En conséquence, dès lors que la décision attaquée peut encore être modifiée par le TF en tant qu’autorité supérieure, la situation ne s’apparente pas à la révision ou à l’interprétation et il n’y a pas autorité de chose jugée avant que le TF n’ait statué.
Il en résulte par exemple qu’un séquestre reste en vigueur sur la base de l’art. 280 LP même si l’effet suspensif n’est pas accordé. La notion de chose jugée serait plus claire si l’on admettait qu’une décision n’est pas revêtue de la force de chose jugée aussi longtemps qu’elle peut être attaquée devant une autorité supérieure qui peut l’annuler ou la modifier et qui doit être saisie dans un certain délai à compter de la notification de la décision. Dans le sens soutenu ici, la jurisprudence a d’ailleurs affirmé que le recours en matière de droit public est un recours ordinaire qui empêche l’entrée en force de chose jugée, et ceci, en principe, indépendamment de la question de l’effet suspensif12.
3. Conclusion
Il découle de l’analyse juridique qui précède que, contrairement à ce que de nombreux praticiens auraient tendance à répondre de but en blanc, à savoir que la force de chose jugée d’un arrêt de dernière instance cantonale dépend de la restitution ou non de l’effet suspensif au recours en matière civile, il apparaît tout au contraire que le recours en matière civile doit être considéré comme un recours en réforme, et donc comme une voie de droit ordinaire et non extraordinaire, indépendamment de la restitution ou non de l’effet suspensif au recours.
C’est la conclusion à laquelle sont parvenus tant la jurisprudence du TF que les commentateurs fédéraux de la Loi sur le Tribunal fédéral.

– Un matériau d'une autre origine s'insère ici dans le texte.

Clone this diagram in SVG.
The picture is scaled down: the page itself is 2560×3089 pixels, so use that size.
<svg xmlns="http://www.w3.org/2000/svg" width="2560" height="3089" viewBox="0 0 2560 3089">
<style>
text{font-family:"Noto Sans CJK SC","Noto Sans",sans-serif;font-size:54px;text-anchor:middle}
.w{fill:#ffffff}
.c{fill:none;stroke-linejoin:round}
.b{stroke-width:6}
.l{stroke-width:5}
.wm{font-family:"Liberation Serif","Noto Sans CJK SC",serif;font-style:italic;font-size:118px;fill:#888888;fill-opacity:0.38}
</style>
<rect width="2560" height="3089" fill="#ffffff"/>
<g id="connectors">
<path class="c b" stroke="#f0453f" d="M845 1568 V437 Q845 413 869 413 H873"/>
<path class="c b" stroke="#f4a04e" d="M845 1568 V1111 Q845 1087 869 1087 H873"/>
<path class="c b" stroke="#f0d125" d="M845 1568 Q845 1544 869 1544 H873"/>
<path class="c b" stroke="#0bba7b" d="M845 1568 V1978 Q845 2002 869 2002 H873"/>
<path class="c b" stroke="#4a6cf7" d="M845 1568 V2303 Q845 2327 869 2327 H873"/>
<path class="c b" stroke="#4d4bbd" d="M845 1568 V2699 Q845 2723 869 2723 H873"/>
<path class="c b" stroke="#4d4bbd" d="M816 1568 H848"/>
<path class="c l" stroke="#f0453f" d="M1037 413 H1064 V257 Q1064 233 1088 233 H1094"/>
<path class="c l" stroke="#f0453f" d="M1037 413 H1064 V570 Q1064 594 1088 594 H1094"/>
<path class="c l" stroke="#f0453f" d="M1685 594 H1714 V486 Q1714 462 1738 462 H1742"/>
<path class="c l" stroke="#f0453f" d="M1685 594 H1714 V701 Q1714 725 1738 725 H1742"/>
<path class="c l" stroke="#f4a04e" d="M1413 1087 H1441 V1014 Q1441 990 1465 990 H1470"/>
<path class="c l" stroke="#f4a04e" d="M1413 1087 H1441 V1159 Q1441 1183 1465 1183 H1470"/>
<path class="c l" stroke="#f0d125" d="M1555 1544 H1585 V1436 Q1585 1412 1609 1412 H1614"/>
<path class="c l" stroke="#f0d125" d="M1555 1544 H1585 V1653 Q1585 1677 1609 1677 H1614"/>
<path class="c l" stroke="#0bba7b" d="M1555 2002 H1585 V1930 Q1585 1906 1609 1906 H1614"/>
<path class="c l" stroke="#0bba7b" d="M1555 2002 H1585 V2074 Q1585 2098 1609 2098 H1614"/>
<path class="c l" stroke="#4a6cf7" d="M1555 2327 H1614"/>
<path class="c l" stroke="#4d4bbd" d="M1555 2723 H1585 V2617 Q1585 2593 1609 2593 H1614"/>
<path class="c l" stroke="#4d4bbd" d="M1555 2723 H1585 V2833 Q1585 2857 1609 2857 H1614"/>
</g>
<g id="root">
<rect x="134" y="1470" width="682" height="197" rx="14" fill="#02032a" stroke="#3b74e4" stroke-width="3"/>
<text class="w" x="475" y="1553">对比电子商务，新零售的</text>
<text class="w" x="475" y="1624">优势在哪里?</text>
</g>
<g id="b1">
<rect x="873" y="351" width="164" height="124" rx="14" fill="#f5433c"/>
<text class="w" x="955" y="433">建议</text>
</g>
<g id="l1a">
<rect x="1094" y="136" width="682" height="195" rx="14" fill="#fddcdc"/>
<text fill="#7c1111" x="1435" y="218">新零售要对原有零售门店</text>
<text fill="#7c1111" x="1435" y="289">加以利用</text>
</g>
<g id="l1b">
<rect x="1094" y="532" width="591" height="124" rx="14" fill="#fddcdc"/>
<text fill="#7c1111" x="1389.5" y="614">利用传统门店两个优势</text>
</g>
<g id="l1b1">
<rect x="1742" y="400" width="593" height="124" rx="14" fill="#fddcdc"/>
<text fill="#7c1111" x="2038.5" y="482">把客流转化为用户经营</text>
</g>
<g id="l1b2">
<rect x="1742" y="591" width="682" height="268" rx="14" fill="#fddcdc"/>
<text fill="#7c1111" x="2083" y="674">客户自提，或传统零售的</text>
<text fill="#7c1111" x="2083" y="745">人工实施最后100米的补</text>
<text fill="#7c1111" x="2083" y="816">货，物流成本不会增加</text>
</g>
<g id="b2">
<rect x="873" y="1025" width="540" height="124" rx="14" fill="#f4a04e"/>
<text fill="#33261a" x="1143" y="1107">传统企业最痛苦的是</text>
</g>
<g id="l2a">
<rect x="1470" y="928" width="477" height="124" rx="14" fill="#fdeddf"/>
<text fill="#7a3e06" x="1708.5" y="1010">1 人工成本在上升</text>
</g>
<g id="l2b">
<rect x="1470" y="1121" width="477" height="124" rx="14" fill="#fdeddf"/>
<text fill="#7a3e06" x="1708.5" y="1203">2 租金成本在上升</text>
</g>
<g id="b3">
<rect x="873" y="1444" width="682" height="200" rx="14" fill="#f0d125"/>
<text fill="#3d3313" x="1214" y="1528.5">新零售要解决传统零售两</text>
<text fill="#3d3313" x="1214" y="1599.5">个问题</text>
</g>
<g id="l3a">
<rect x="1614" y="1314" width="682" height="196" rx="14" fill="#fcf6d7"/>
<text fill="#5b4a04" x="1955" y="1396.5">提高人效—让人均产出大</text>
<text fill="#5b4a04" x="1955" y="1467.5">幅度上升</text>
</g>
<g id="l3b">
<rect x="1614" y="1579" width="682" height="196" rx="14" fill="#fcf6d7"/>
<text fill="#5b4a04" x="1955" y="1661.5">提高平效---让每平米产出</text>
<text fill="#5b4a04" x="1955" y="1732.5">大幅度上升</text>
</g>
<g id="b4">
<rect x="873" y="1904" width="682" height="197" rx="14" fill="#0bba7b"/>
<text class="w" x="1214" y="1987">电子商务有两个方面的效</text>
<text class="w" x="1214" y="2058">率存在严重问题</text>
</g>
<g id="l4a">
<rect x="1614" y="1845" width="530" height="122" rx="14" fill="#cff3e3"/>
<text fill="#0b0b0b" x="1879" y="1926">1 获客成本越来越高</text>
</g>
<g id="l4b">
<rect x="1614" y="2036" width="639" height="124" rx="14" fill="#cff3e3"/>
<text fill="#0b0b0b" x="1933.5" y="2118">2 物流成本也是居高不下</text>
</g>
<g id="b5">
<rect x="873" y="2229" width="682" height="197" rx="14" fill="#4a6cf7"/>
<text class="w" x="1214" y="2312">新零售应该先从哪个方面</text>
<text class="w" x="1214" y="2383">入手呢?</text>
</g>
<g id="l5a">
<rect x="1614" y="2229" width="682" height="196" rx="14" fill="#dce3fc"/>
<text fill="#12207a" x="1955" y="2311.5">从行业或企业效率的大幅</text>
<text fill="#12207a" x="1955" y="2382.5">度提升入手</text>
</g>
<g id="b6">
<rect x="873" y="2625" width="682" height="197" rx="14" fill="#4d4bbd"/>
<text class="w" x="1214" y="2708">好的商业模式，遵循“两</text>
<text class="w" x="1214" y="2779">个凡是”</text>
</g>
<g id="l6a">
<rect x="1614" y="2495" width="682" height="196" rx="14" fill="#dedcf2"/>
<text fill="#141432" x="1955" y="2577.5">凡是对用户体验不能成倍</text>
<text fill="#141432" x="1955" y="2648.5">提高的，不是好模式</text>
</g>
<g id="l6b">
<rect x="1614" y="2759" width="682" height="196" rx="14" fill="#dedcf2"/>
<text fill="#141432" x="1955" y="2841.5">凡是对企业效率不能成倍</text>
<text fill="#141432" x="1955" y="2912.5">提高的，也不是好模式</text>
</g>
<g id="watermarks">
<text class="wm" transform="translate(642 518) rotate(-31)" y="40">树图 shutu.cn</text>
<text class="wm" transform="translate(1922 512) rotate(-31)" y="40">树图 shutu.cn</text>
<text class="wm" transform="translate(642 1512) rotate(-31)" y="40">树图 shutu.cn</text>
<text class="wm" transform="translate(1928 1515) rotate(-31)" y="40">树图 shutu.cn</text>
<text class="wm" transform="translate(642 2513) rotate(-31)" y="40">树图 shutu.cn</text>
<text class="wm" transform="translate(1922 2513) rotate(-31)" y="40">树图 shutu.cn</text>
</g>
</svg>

Partant, un arrêt de dernière instance cantonale ne devrait pas faire l’objet d’une poursuite, puis d’une procédure de mainlevée définitive, ni être considéré comme ayant l’autorité de la chose jugée ou comme étant constitutif d’un titre de mainlevée définitive au sens de l’art. 80 LP, et ceci, tant et aussi longtemps que le TF n’a pas statué. y
1
ATF 131 III 404 c. 3; 105 III 43 c. 2a.
2
Daniel Staehelin, Kommentar zum Bundesgesetz über Schuldbetreibung und Konkurs, Helbing & Lichtenhahn, Bâle, 1998, n. 7 ss. ad art. 80 LP.
3
Jean-Maurice Frésard, Commentaire de la LTF, Stämpfli, Berne, 2014, p. 483, n. 6 ad art. 61 LTF.
4
Frésard, Commentaire LTF, p. 483, n. 7 ad art. 61 LTF; André Schmidt, Commentaire Romand LP, Helbing & Lichtenhahn, Bâle, 2005, p. 330, n. 3 ad art. 80 LP et les références aux ATF 113 III 9, JdT 1989 II 70 et 105 III 43, JdT 1980 II 117.
5
Nicolas Jeandin, Commentaire du CPC, Helbing & Lichtenhahn, Bâle, 2011, p. 1319, n. 2 ad art. 336 CPC.
6
Jeandin, Commentaire CPC, p. 1319, n. 3 ad art. 336 CPC.
7
Frésard, Commentaire LTF, p. 484, n. 9 ad art. 61 LTF.
8
Jeandin, Commentaire CPC, p. 1283, n. 3 ad art. 325 CPC.
9
ATF 137 I 86 c. 3; 120 V 150 c. 2; TF 5F_4/2011 du 8.9.2011 c. 2 et TF 1F_1/2007 du 30.7.2007 c. 2; Frésard, Commentaire LTF, pp. 483-484, n. 8 ad art. 61 LTF.
10
Bernard Corboz, Commentaire de la LTF, Stämpfli, Berne, 2014, p. 1189, n. 13 ad art. 103 LTF.
11
Corboz, Commentaire LTF, p. 1189, n. 13 ad art. 103 LTF.
12
ATF 138 II 169 c. 3.3; Corboz, Commentaire LTF, p. 1190, n. 13 ad art. 103 LTF.